-- Given entries start --
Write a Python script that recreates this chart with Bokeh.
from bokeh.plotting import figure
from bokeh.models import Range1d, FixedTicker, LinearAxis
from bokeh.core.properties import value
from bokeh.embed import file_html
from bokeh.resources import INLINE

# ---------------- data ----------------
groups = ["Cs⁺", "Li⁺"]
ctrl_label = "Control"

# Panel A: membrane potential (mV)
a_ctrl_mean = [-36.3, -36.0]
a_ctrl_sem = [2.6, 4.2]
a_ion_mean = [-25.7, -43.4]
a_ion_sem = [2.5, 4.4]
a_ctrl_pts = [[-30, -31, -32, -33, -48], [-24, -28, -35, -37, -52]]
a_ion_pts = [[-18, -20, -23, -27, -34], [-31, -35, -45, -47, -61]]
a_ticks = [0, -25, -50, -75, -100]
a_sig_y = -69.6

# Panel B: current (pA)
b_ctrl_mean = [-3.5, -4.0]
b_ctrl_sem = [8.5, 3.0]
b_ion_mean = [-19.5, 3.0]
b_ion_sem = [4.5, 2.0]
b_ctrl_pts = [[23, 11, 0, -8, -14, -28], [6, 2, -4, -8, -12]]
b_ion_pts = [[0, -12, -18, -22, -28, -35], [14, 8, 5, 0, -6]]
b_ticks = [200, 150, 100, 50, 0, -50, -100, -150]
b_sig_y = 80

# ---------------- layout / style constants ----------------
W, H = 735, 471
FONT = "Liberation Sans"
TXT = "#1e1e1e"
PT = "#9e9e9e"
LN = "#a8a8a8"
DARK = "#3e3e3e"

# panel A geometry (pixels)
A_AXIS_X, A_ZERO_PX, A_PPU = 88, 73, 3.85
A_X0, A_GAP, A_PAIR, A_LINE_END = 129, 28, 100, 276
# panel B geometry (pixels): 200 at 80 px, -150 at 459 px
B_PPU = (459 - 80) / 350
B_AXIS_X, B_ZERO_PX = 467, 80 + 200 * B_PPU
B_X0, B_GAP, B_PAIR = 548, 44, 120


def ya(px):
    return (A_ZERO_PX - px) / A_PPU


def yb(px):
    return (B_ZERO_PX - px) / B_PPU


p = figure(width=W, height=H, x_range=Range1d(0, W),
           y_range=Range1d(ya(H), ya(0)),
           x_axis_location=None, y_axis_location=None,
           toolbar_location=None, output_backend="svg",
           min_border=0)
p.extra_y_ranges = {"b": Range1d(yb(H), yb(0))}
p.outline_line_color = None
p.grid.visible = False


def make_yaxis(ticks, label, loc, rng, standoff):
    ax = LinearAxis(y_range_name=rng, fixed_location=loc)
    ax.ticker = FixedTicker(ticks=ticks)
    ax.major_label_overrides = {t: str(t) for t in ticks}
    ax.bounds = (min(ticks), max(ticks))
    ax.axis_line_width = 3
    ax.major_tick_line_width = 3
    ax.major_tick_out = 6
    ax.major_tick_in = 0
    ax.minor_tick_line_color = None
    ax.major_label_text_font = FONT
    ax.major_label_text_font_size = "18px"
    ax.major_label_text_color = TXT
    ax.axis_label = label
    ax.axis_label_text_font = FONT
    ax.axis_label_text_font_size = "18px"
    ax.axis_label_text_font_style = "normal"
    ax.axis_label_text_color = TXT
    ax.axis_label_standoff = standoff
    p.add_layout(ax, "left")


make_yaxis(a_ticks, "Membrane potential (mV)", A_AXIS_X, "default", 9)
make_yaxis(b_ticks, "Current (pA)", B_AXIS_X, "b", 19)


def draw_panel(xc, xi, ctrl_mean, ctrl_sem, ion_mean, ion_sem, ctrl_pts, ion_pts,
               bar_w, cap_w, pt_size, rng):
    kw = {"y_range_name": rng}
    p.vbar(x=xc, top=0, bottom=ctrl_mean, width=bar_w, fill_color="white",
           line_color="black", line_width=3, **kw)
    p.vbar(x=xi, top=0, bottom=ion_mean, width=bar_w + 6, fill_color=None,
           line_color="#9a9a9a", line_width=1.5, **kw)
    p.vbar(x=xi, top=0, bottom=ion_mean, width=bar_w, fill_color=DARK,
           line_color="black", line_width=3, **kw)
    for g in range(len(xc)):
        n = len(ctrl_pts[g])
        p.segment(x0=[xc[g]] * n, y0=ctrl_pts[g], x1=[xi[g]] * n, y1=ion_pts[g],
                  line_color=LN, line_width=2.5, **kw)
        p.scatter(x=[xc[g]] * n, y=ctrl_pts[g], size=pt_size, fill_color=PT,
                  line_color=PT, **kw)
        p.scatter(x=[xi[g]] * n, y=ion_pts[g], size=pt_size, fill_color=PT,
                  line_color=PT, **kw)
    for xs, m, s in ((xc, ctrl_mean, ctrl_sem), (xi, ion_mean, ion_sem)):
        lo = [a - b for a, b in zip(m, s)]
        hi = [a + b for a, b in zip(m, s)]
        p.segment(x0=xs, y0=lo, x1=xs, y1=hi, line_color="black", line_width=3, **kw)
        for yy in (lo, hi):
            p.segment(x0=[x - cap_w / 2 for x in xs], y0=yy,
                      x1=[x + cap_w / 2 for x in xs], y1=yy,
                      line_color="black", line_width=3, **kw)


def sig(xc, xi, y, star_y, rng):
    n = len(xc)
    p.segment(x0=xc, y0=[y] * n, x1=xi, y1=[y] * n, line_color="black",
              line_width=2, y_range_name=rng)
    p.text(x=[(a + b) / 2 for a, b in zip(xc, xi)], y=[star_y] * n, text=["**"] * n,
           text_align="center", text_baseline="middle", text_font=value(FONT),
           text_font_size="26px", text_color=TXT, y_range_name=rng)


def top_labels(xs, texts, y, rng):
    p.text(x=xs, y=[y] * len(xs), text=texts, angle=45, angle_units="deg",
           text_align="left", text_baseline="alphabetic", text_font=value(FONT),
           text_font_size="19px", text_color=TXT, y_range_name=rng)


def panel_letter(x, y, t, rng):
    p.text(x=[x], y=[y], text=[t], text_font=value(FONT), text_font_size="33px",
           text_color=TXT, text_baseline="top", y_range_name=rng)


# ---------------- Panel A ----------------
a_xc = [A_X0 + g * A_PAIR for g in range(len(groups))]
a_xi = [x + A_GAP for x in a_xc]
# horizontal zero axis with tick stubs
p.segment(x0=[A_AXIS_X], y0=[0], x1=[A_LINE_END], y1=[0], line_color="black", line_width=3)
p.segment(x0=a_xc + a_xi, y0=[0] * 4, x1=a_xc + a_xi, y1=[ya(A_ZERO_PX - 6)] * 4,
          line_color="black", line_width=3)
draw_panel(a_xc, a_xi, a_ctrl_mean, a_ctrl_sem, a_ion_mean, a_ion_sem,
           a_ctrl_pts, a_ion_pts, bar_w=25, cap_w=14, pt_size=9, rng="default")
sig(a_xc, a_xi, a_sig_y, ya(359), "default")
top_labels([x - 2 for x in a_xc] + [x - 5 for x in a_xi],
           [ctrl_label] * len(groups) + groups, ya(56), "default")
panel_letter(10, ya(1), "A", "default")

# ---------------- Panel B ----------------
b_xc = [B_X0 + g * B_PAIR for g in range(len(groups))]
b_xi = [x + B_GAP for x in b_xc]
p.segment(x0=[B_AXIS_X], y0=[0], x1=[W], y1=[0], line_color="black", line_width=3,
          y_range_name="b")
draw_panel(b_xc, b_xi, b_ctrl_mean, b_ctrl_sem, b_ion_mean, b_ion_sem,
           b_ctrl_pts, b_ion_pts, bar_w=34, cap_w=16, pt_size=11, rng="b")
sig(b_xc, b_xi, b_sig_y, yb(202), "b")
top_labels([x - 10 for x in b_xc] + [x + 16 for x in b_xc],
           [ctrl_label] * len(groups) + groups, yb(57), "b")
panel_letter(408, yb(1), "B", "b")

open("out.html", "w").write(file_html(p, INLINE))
-- Given entries end --
-- Given entries start --
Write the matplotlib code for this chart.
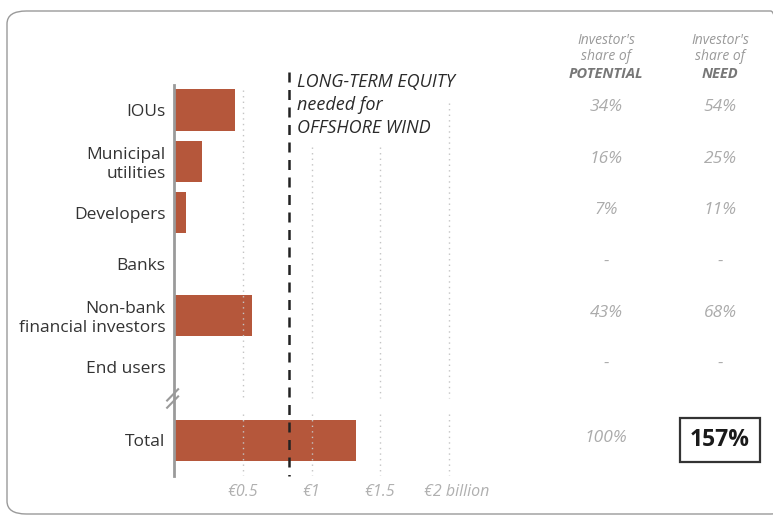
-- Given entries end --
Objective:
Write out exactly the lines from the one with "Write a Python" through the one with "from bokeh.resources import INLINE", including both, and no others.

Output of the task:
Write a Python script that recreates this chart with Bokeh.
from bokeh.plotting import figure
from bokeh.models import Range1d, FixedTicker, LinearAxis
from bokeh.core.properties import value
from bokeh.embed import file_html
from bokeh.resources import INLINE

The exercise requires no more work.